Limitations & Future Work¶

Distillation is performed only on ConvNet architectures; using ViT or ResNet as the distillation backbone remains unexplored.
Cross-architecture generalization, while superior to baselines, still degrades — particularly in the ConvNet→DenseNet setting.
Overall performance on high-resolution datasets remains substantially below full-dataset training (e.g., 62.8% vs. 66.7%).
Only classification tasks are supported; dataset distillation for downstream tasks such as detection and segmentation has not been explored.
The distribution constraint employs standard cross-entropy loss; more refined objectives (e.g., contrastive loss) could be considered.
Continual learning experiments use small step sizes (5 and 10); long-term forgetting effects warrant further investigation.
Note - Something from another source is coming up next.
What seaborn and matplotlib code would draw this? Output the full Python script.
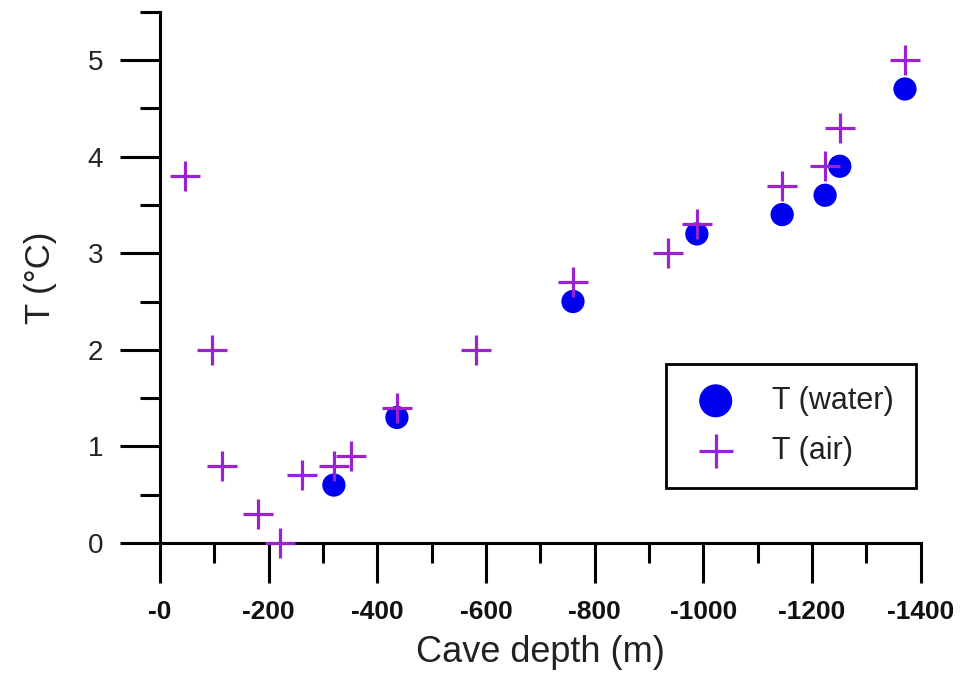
import matplotlib
matplotlib.use("Agg")
import matplotlib.pyplot as plt
import seaborn as sns
import pandas as pd
from matplotlib.ticker import MultipleLocator

# ---- data ----
water_depth = [320, 436, 760, 988, 1145, 1224, 1251, 1371]
water_temp = [0.6, 1.3, 2.5, 3.2, 3.4, 3.6, 3.9, 4.7]

air_depth = [46, 96, 114, 180, 221, 261, 320, 351, 436, 581, 760, 935, 988, 1145, 1224, 1251, 1371]
air_temp = [3.8, 2.0, 0.8, 0.3, 0.0, 0.7, 0.8, 0.9, 1.4, 2.0, 2.7, 3.0, 3.3, 3.7, 3.9, 4.3, 5.0]

xtick_values = [0, 200, 400, 600, 800, 1000, 1200, 1400]
xtick_labels = ["-0", "-200", "-400", "-600", "-800", "-1000", "-1200", "-1400"]
ytick_values = [0, 1, 2, 3, 4, 5]
ytick_labels = ["0", "1", "2", "3", "4", "5"]

water_label = "T (water)"
air_label = "T (air)"
x_title = "Cave depth (m)"
y_title = "T (°C)"

water_df = pd.DataFrame({"depth": water_depth, "temp": water_temp})
air_df = pd.DataFrame({"depth": air_depth, "temp": air_temp})

sns.set_style("ticks")
plt.rcParams["font.family"] = ["Liberation Sans", "DejaVu Sans"]

fig = plt.figure(figsize=(9.74, 6.76), dpi=100)
ax = fig.add_axes([0.1643, 0.1967, 0.781, 0.786])

sns.scatterplot(data=water_df, x="depth", y="temp", ax=ax, marker="o",
                s=280, color="#0000F0", edgecolor="none", label=water_label,
                zorder=3)
sns.scatterplot(data=air_df, x="depth", y="temp", ax=ax, marker="+",
                s=470, color="#9A22D0", linewidth=2.3, label=air_label,
                zorder=4)
for coll in ax.collections:
    coll.set_clip_on(False)

ax.set_xlim(0, 1400)
ax.set_ylim(0, 5.5)
ax.set_xticks(xtick_values, xtick_labels)
ax.set_yticks(ytick_values, ytick_labels)
ax.xaxis.set_minor_locator(MultipleLocator(100))
ax.yaxis.set_minor_locator(MultipleLocator(0.5))

for side in ["top", "right"]:
    ax.spines[side].set_visible(False)
for side in ["left", "bottom"]:
    ax.spines[side].set_linewidth(2.2)
    ax.spines[side].set_color("black")

ax.tick_params(which="major", direction="out", length=28.8, width=2.2, color="black")
ax.tick_params(which="minor", direction="out", length=14.4, width=2.2, color="black")
ax.tick_params(axis="x", which="major", labelsize=19, pad=12)
ax.tick_params(axis="y", which="major", labelsize=20, pad=12)
for lab in ax.get_xticklabels():
    lab.set_fontweight("bold")
    lab.set_color("#111111")
for lab in ax.get_yticklabels():
    lab.set_color("#222222")

ax.set_xlabel(x_title, fontsize=26, labelpad=8, color="#222222")
ax.set_ylabel(y_title, fontsize=25, labelpad=22, color="#222222")

leg = ax.legend(loc="lower right", bbox_to_anchor=(916 / 974, 1 - 488 / 676),
                bbox_transform=fig.transFigure, borderaxespad=0,
                fontsize=22, frameon=True, fancybox=False, framealpha=1,
                edgecolor="black", borderpad=0.72, labelspacing=0.66,
                handletextpad=0.95, handlelength=1.8, scatterpoints=1)
leg.get_frame().set_linewidth(2.0)
leg.legend_handles[0].set_sizes([565])
leg.legend_handles[1].set_sizes([565])
for t in leg.get_texts():
    t.set_color("#222222")

fig.savefig("out.png", dpi=100)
MTT / FTD: representative trajectory matching methods with strong performance but prohibitive computational overhead; TGDD borrows the concept of trajectories but uses them solely for feature extraction rather than gradient matching.
DM / M3D / DANCE: the evolutionary line of DM-based methods; TGDD is a natural extension of this line, addressing the fundamental problem of static feature extraction.
IDM employs a dynamic model queue for richer representations but incurs additional training cost; TGDD achieves the same effect via pre-trained trajectories without added overhead.
Continual learning experiments broaden the application scope of dataset distillation.

Rating¶

Novelty: ⭐⭐⭐⭐ — Trajectory-guided distribution matching is a natural yet effective idea.
Experimental Thoroughness: ⭐⭐⭐⭐⭐ — 10 datasets, cross-architecture evaluation, ablation, hyperparameter analysis, and continual learning.
Writing Quality: ⭐⭐⭐⭐ — Clear exposition with rich visualizations.
Value: ⭐⭐⭐⭐ — A significant improvement to the DM line, balancing performance and efficiency.